Learning Dense Representations for Entity Retrieval
Daniel Gillick, Sayali Kulkarni, Larry Lansing, Alessandro Presta,, Jason Baldridge, Eugene Ie, Diego Garcia-Olano

TL;DR
This paper introduces a fully learned entity retrieval model using a dual encoder that encodes mentions and entities in the same dense space, enabling fast retrieval without alias tables and outperforming traditional baselines.
Contribution
It presents the first fully learned entity retrieval system based on dual encoders trained solely on Wikipedia anchor links, improving over previous methods.
Findings
Outperforms alias table and BM25 baselines.
Achieves competitive results on TACKBP-2010 dataset.
Retrieves candidates extremely fast and generalizes well.
Abstract
We show that it is feasible to perform entity linking by training a dual encoder (two-tower) model that encodes mentions and entities in the same dense vector space, where candidate entities are retrieved by approximate nearest neighbor search.

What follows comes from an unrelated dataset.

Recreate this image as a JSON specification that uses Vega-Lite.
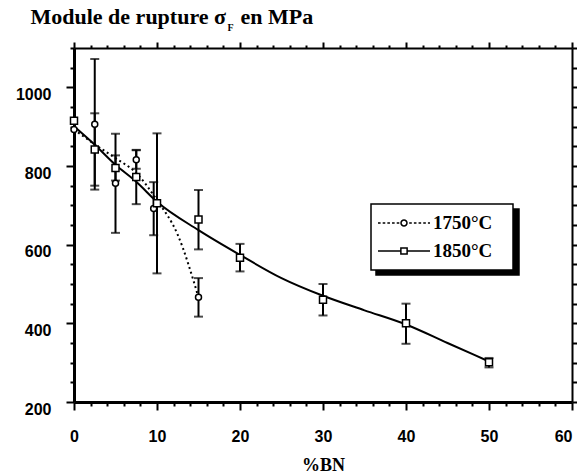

Unlike prior work, this setup does not rely on an alias table followed by a re-ranker, and is thus the first fully learned entity retrieval model. We show that our dual encoder, trained using only anchor-text links in Wikipedia, outperforms discrete alias table and BM25 baselines, and is competitive with the best comparable results on the standard TACKBP-2010 dataset. In addition, it can retrieve candidates extremely fast, and generalizes well to a new dataset derived from Wikinews. On the modeling side, we demonstrate the dramatic value of an unsupervised negative mining algorithm for this task.